Program leadership
Director: Jordan D. Miller, Ph.D.
Cardiovascular Program
The Cardiovascular Program within the Kogod Center on Aging is focused on identifying and targeting fundamental biological mechanisms that contribute to declines in cardiovascular function with aging. Critically — and despite major advances in how risk factors are managed in aging patients — age-associated cardiovascular diseases remain the leading cause of morbidity and mortality in the United States and virtually all other developed nations.
The Cardiovascular Program takes a two-pronged approach to attacking cardiovascular diseases:
- Identifying disease-specific molecular changes that allow for highly targeted strategies that can slow, halt or reverse age-associated cardiovascular diseases.
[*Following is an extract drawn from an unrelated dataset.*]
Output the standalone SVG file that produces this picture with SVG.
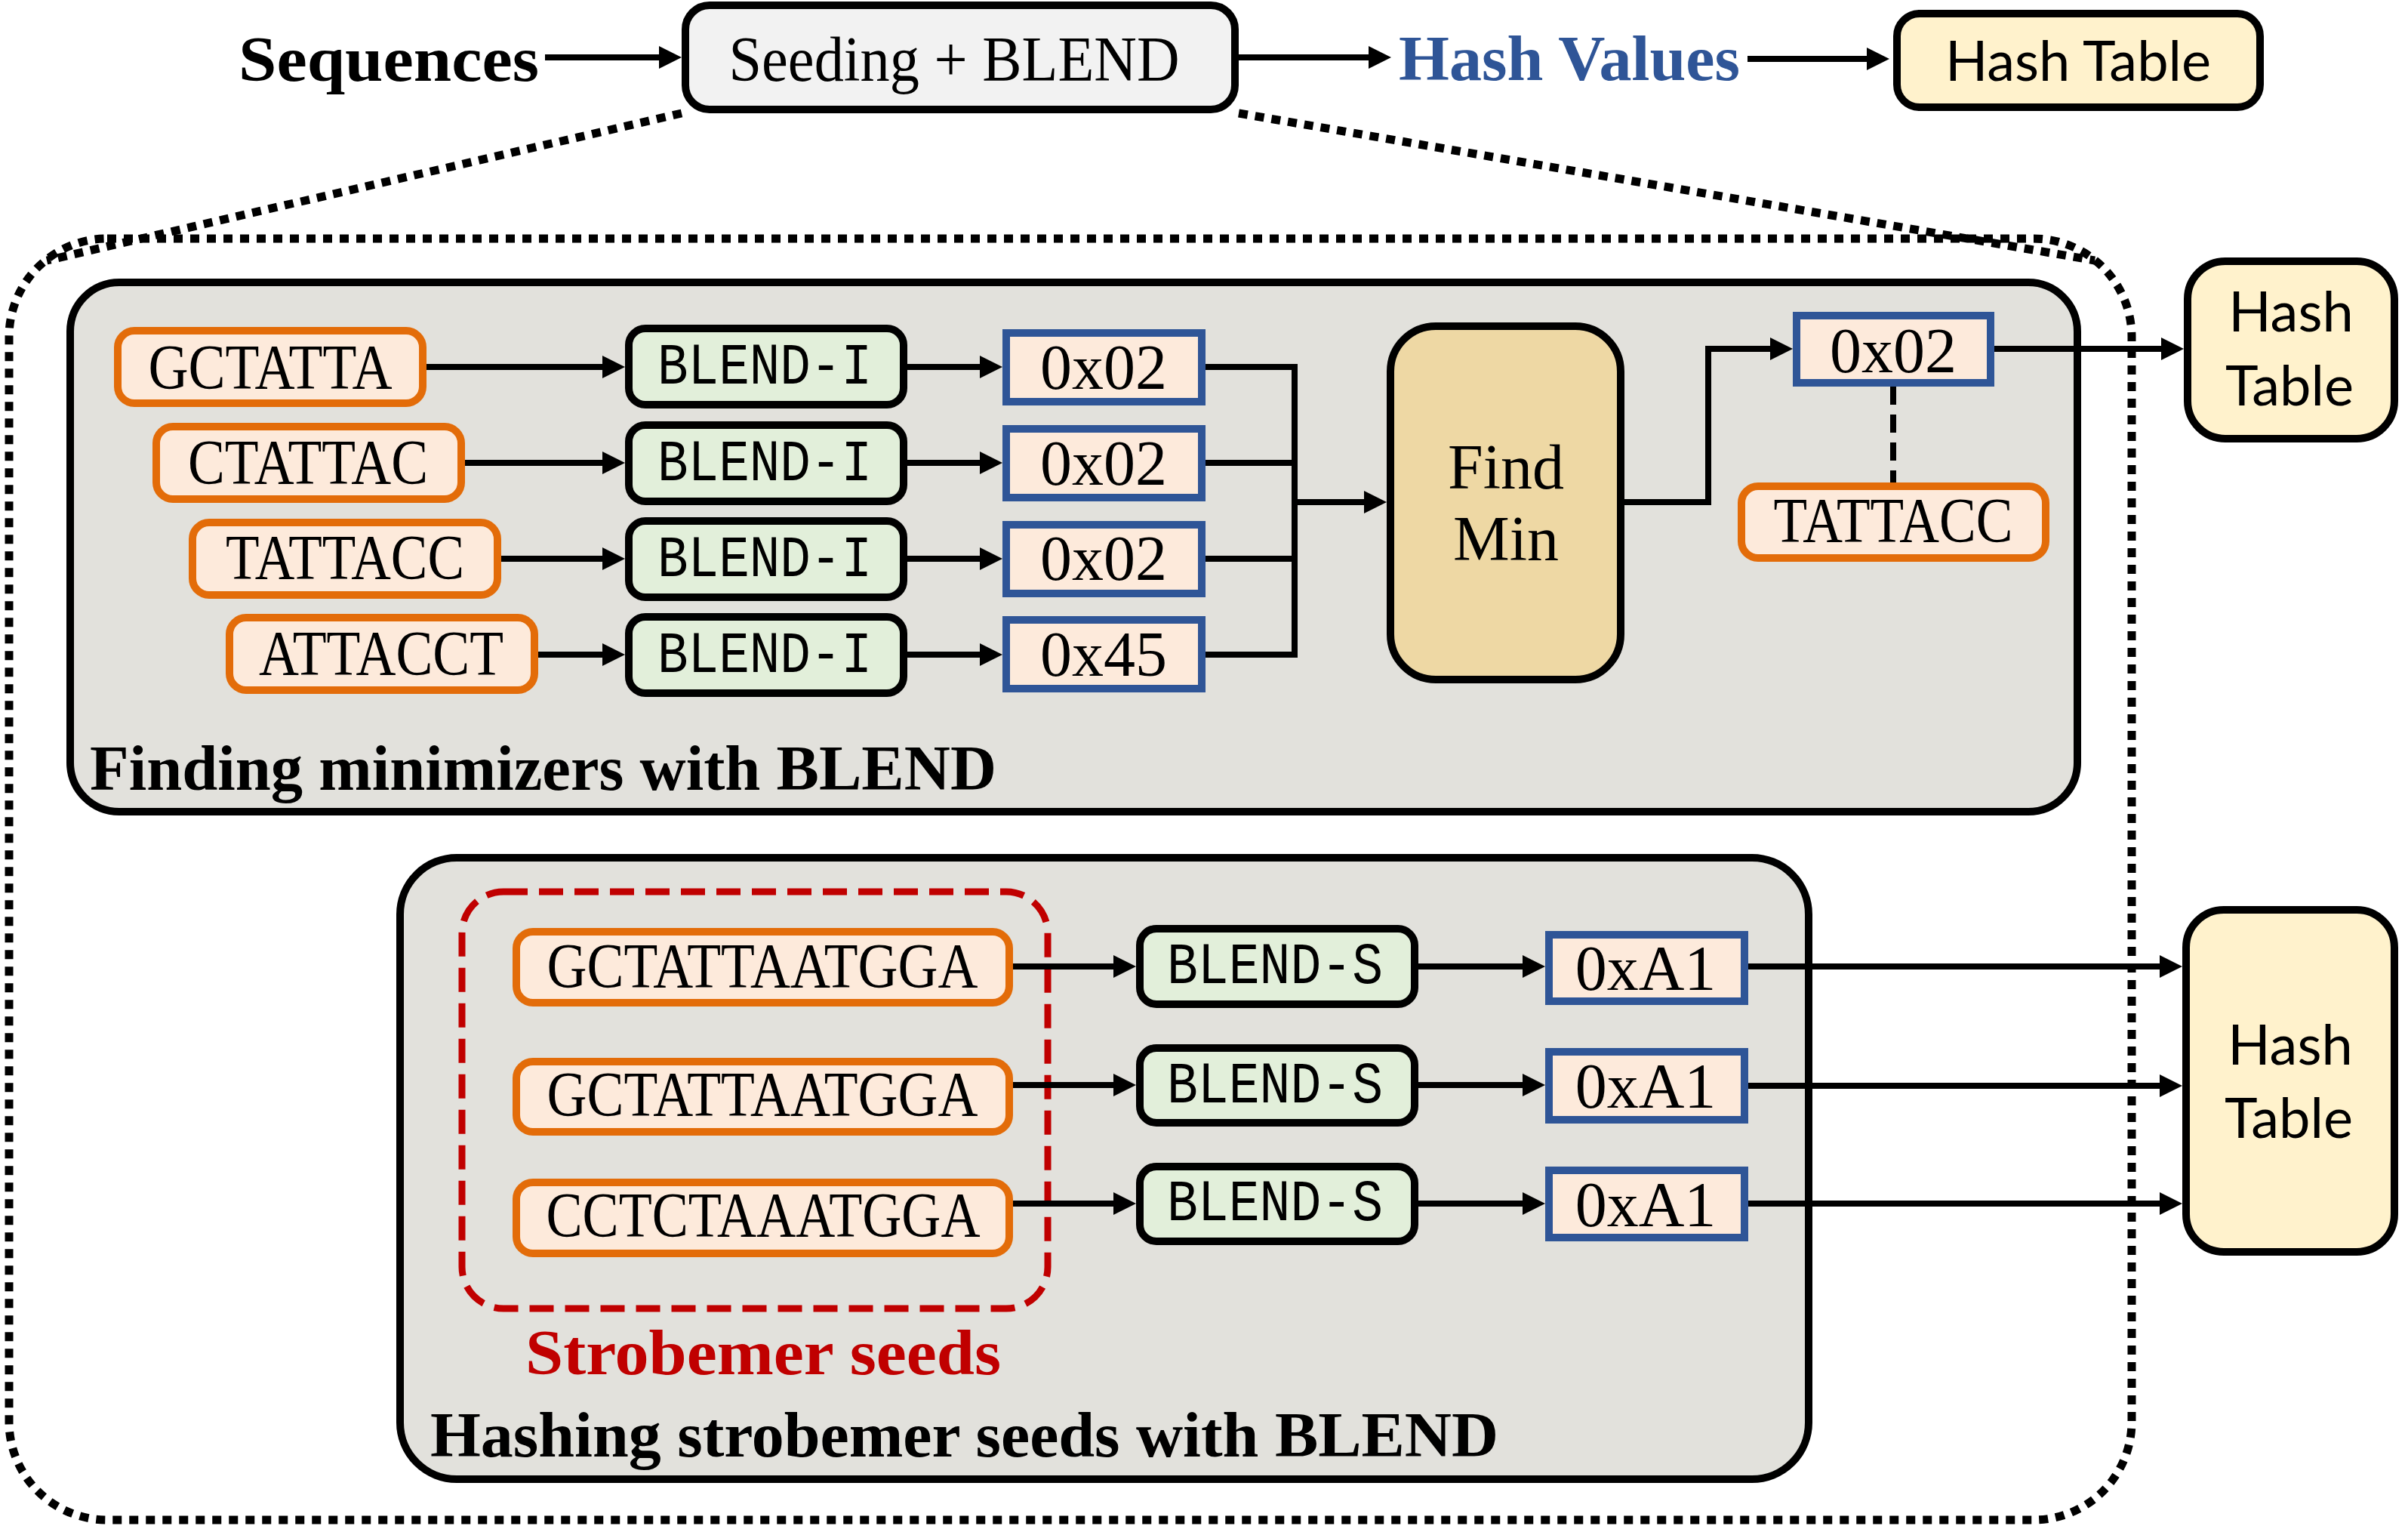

- Investigating the role of fundamental mechanisms contributing to organismal aging in the genesis and progression of age-associated cardiovascular diseases.
By leveraging this approach, Mayo Clinic researchers advocate for a new treatment paradigm for people with cardiovascular disease or at risk of cardiovascular disease. In this paradigm, aggressive risk factor-specific and disease-specific treatments synergize with novel therapeutics targeting the fundamental processes of aging. Our researchers believe that a radical shift in treatment is essential to reduce the tremendous socioeconomic burden cardiovascular disease places on society.
Focus areas
Research focus areas in the Cardiovascular Program include:
- Eliminating dysfunctional senescent cells and other pathways that drive aging as a novel strategy to slow progression of multiple cardiovascular diseases.
- Suppressing the release of toxic factors secreted by senescent cells that accelerate development of cardiovascular diseases.
- Targeting novel, disease-specific mechanisms and risk factors that contribute to disease progression and can be combined with therapeutics targeting fundamental mechanisms of aging.
Research findings
Significant research results from the Cardiovascular Program include:
- Executing key proof-of-concept animal and human trials targeting nitric oxide signaling in valve disease, and development of the first novel therapeutic strategy shown to slow progression of aortic valve calcification in humans.
- Discovering that clearance of senescent cells can slow progression of cardiovascular calcification in multiple mouse models of cardiovascular disease.